I am using Visual Studio 2008 and have two classes Parent and Child. Parent declares some static const variables in the header, which are then defined in the cpp file. When I try to use the defines as cases in a switch statement in a child class I get the error: C2051: case expression not constant.
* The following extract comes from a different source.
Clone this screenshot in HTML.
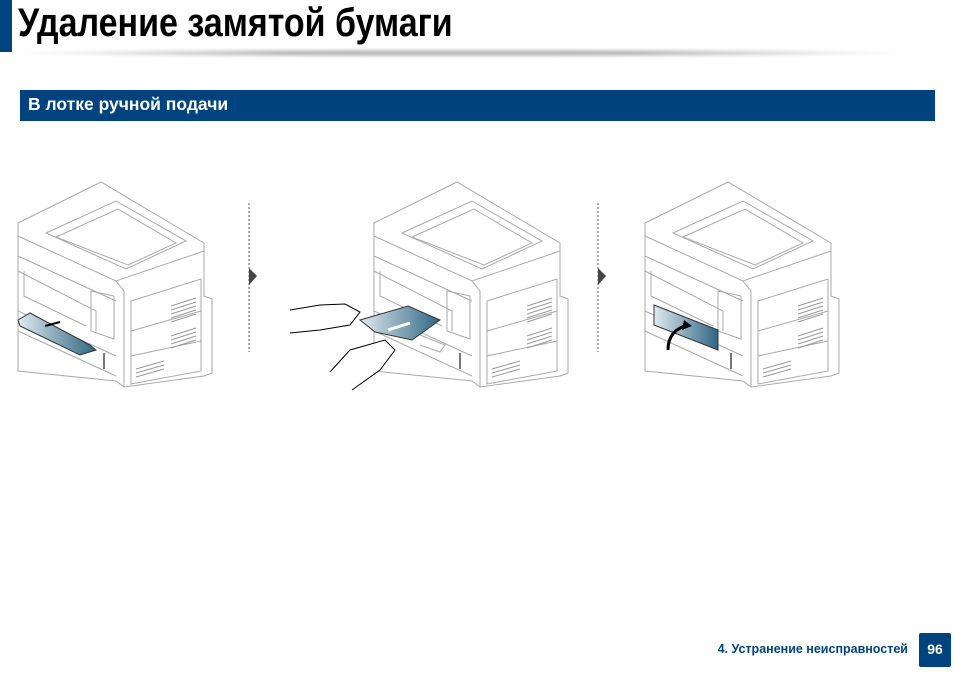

So I've done some testing and the behavior I'm seeing is somewhat inconsistent.
// Parent.h
class Parent
{
public:
Parent();
~Parent(void) { }
static const unsigned long A = 1;
static const unsigned long B;
};
// Parent.cpp
#include "Parent.h"
const unsigned long Parent::B = 2;
Parent::Parent()
{
// Everything works fine here
unsigned long l;
switch(l)
{
case A:
break;
case B:
break;
default:
break;
}
}
// Child.h
#pragma once
#include "Parent.h"
class Child :
public Parent
{
public:
Child(void);
virtual ~Child(void) { }
static const int C = 3;
static const int D;
};
// Child.cpp
#include "Child.h"
const int Child::D = 4;
Child::Child(void)
{
unsigned long l;
switch(l)
{
case A:
break;
case B: // C2051: case expression not constant
break;
case C:
break;
case D:
break;
default:
break;
}
}
I've also tried specifying Parent::B
directly, which doesn't solve the issue. Is there some reason why the expression is constant in all cases except when the variable is inherited from a parent class?